Bokeh (depth-of-field quality) is good due to the long focal length and the rounded 8-blade design. While not as good as the f/2.8 version, it certainly holds its ground pretty well as long as you know how to maximize the subject-to-background distances (you might want to read my article, Popping Portraits – How and Why).
Color and contrast are predictable and consistent with most Canon pro lenses, giving you a contrasty, slightly warm image with good saturation.
Auto-focus is fast and silent. I find it to be faster than the f/2.8 but that’s expected as wider aperture lenses tend to focus a little slower due to tighter tolerances in auto-focus areas and heavier glass to move around. In good light, it locks focus pretty rapidly with high accuracy in both One-Shot and AI-Servo mode even for a consumer camera. Low-light AF is decent but not as great as the f/2.8 variant.
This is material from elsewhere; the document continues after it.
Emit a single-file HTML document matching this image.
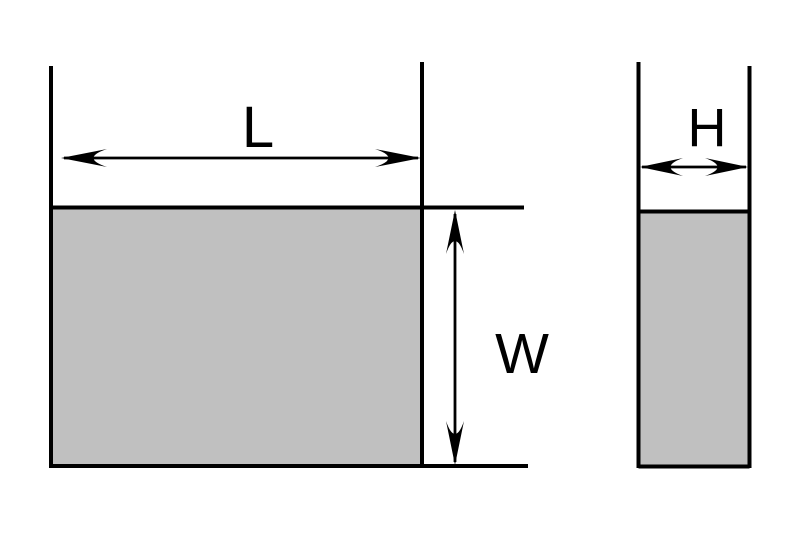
<!DOCTYPE html>
<html><head><meta charset="utf-8"><style>
html,body{margin:0;padding:0;background:#fff;width:800px;height:533px;overflow:hidden}
svg{display:block}
text{font-family:"Liberation Sans",sans-serif;fill:#000}
</style></head><body>
<svg width="800" height="533" viewBox="0 0 800 533" xmlns="http://www.w3.org/2000/svg">
<rect x="52" y="208" width="370" height="258" fill="#c0c0c0"/>
<rect x="639" y="212" width="110" height="255" fill="#c0c0c0"/>
<g stroke="#000" stroke-width="4" fill="none">
<line x1="51" y1="66" x2="51" y2="468"/>
<line x1="422" y1="62" x2="422" y2="468"/>
<line x1="51" y1="207.5" x2="524" y2="207.5"/>
<line x1="51" y1="466" x2="528" y2="466"/>
<line x1="638.5" y1="62" x2="638.5" y2="468"/>
<line x1="749.5" y1="66" x2="749.5" y2="468"/>
<line x1="638.5" y1="211.5" x2="749.5" y2="211.5"/>
<line x1="638.5" y1="466.5" x2="749.5" y2="466.5"/>
</g>
<g stroke="#000" stroke-width="2.8">
<line x1="64" y1="158" x2="418" y2="158"/>
<line x1="455" y1="214" x2="455" y2="462"/>
<line x1="642" y1="167" x2="746" y2="167"/>
</g>
<g fill="#000">
<path d="M61,158 L107,149 Q80,158 107,167 Z"/>
<path d="M421,158 L375,149 Q402,158 375,167 Z"/>
<path d="M455,210 L446,254 Q455,228 464,254 Z"/>
<path d="M455,465 L446,421 Q455,447 464,421 Z"/>
<path d="M640,167 L683,158 Q658,167 683,176 Z"/>
<path d="M748,167 L705,158 Q730,167 705,176 Z"/>
</g>
<text x="258" y="147" font-size="58" text-anchor="middle">L</text>
<text x="522" y="373" font-size="57" text-anchor="middle">W</text>
<text x="707" y="146" font-size="54" text-anchor="middle">H</text>
</svg>
</body></html>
Overall, I really like this lens. I think it offers tremendous value over the f/2.8 variants and users will actually be willing to carry and use this lens more often than the f/2.8 IS version due to portability.
Even if money isn’t an issue, I’d pick this over the f/2.8 IS. While f/2.8 is a full stop faster, my mantra has always been “f/2.8 isn’t really fast enough” in low light. If you can’t use flash at all in low-light, a fast prime is still better and cheaper than a f/2.8 zoom, minus the ease of zooming. If you can use flash, the need for an f/2.8 tele zoom is even lower.
I have reservations with the less-than-ideal image quality of the f/2.8 version wide open, especially at 200mm when you consider the price and weight of the lens. If you must stop down to f/4 or smaller to get optimal results, why not get the f/4 version to start with and have pocket change to buy a couple of consumer fast zooms along the way?
Now I say this because of the subjects and scenes I usually shoot. If you’re a sports shooter that shoot a lot of events indoors, or prefer to add a teleconverter to your 70-200, then the f/2.8 IS version is a no brainer. Both lenses have their own uses, but for most levels of shooting, I think the EF 70-200 f/4L IS USM is more than capable and is hard to beat.